Я наблюдала однажды в детстве, как соседи-мужчины обсуждали, что творится в стране. Это было то советское время, когда действительно воровали все, каждый воровал, что мог.
Мужчины гневно обсуждали правительство, которое погрязло в воровстве. Они так рьяно и возмущенно обсуждали этих зажравшихся бюрократов, которые страну разворовывают…
Я была еще совсем ребенком, поэтому наивно и по-детски подумала: «Как же так? Папа вчера с завода принес целую связку арматуры, у этого дяди на огороде все шланги ворованные с того же завода, у соседей на участке бочки для воды, сделанные на заводе из заводского металла, у каждого в нашем поселке дома ножи, сделанные из нержавеющей стали. Их не покупали в магазине, их делали на заводе и приносили домой.
Моя мама работала начальником хозяйственного отдела этого завода, и я слышала ее рассказы о том, как один начальник пришел и «взял» рейсфедер для сына, который учится в институте, как уборщицы заменяли новые веники, которые им выдавались, на старые, потрепанные, как все, что можно было списать, – списывалось (по домам сотрудников!).
Как только покупалась для заводских нужд масляная краска и распределялась по цехам, так тут же наш поселок становился выкрашенным в эту краску – каждый приносил домой баночку с краской и красил заборы, лестницы, скамейки. Вся улица становилась одного цвета. Проходило время, на заводе появлялась новая краска – менялась окраска улицы.
Каждый нес домой то, что мог. У соседки-секретарши всегда можно было найти скрепки, бумагу и копирку. У моей подружки, чья мама работала в какой-то торговой организации, всегда было много бумаги для рисования – это были целые стопки бланков этой организации. Соседка, работавшая в типографии, «доставала» книги, которые тогда были дефицитом.

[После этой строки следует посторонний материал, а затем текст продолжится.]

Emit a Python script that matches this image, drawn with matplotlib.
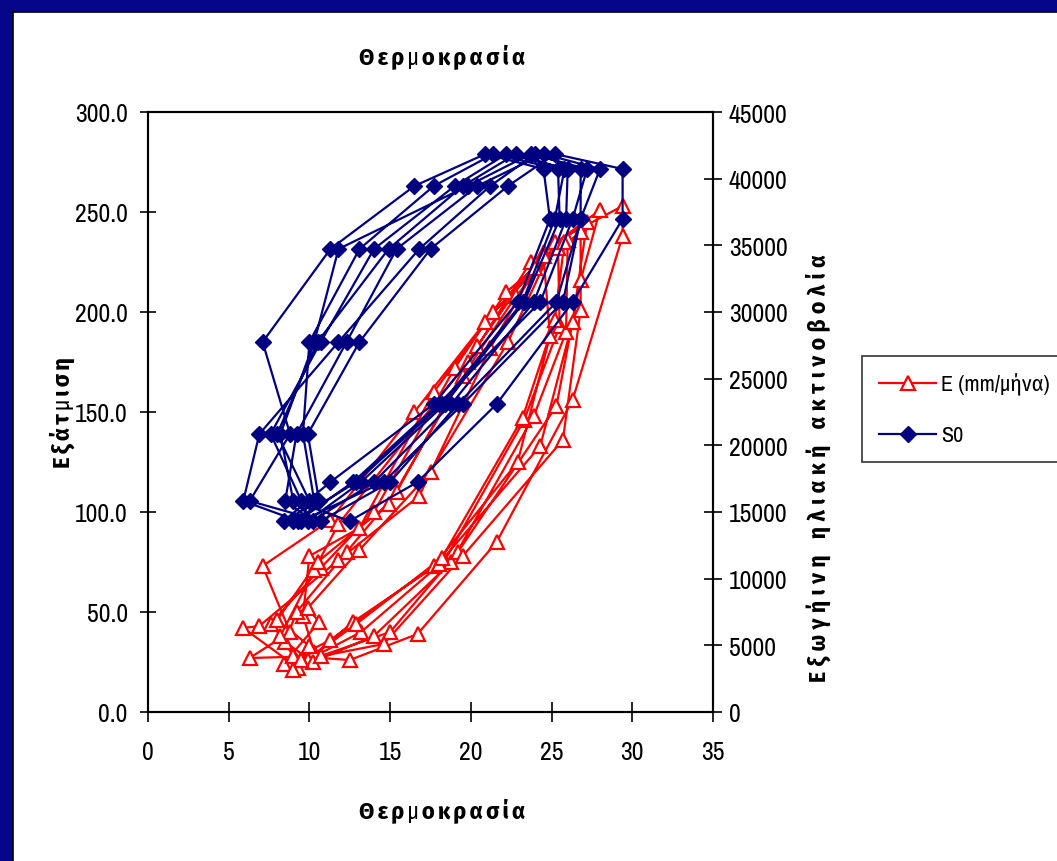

Сосед, работавший на мясокомбинате, приносил оттуда и продавал мясо… Каждый выносил с работы все, что мог. Все воровали, но при этом считали, что кто-то разворовывает страну. И этот кто-то – не они!
Это убеждение – взять «на халяву», хапнуть – как ты видел в главе о наших неосознанных программах, – продолжает работать в нас. Мы как бы нацелены увидеть – что плохо лежит, что можно урвать «на халяву». Это – норма жизни для большинства бывших советских людей и воспитанных ими детей и внуков.
Не цени себя
Наши родители были для нас первыми образцами людей. С них мы брали пример того, как себя вести. Как относиться к определенным вещам или событиям. Как относиться к деньгам. Как относиться к себе.
Именно в семье мы получали первые уроки того, как надо себя ценить.
И, к сожалению, очень редко наши родители были для нас в этом положительным примером. Потому что родители выросли в стране, в которой вообще не учили людей ценить себя, стоять за себя, заявлять свою высокую цену.
«Раньше думай о Родине, а потом о себе!» – под этим лозунгом жила страна. И лозунг этот – живучий! – до сих пор звучит в нас в разных вариантах. Думай о других. Цени других. А о себе вообще можешь не думать, это неприлично. О тебе подумают старшие товарищи. А старшие всегда найдутся – мама и папа, муж или жена, соседи, дети, сослуживцы – все подумают о тебе и твоих деньгах – с выгодой для себя. Как тут можно вырасти ценным, достойным, стоящим за себя человеком?!
Мало того, вся система воспитания была направлена на формирование маленького, послушного человека. Мы как дети были удобны родителям именно такими: маленькими, послушными, соглашающимися с родителями. Такими – маленькими, нерешительными и подчиняющимися – мы были выгодны, удобны везде: в школе, институте, на производстве. Никто не был заинтересован в том, чтобы делать нас большими, ценными, значимыми. В обществе, где «бедность не порок», «в тесноте, да не в обиде», не было задачи формировать значимых, больших, ценных личностей. Стране нужны были маленькие, исполнительные люди, которые бесплатно могли бы жертвовать собой и работать на благо родины. Это был социальный заказ того времени.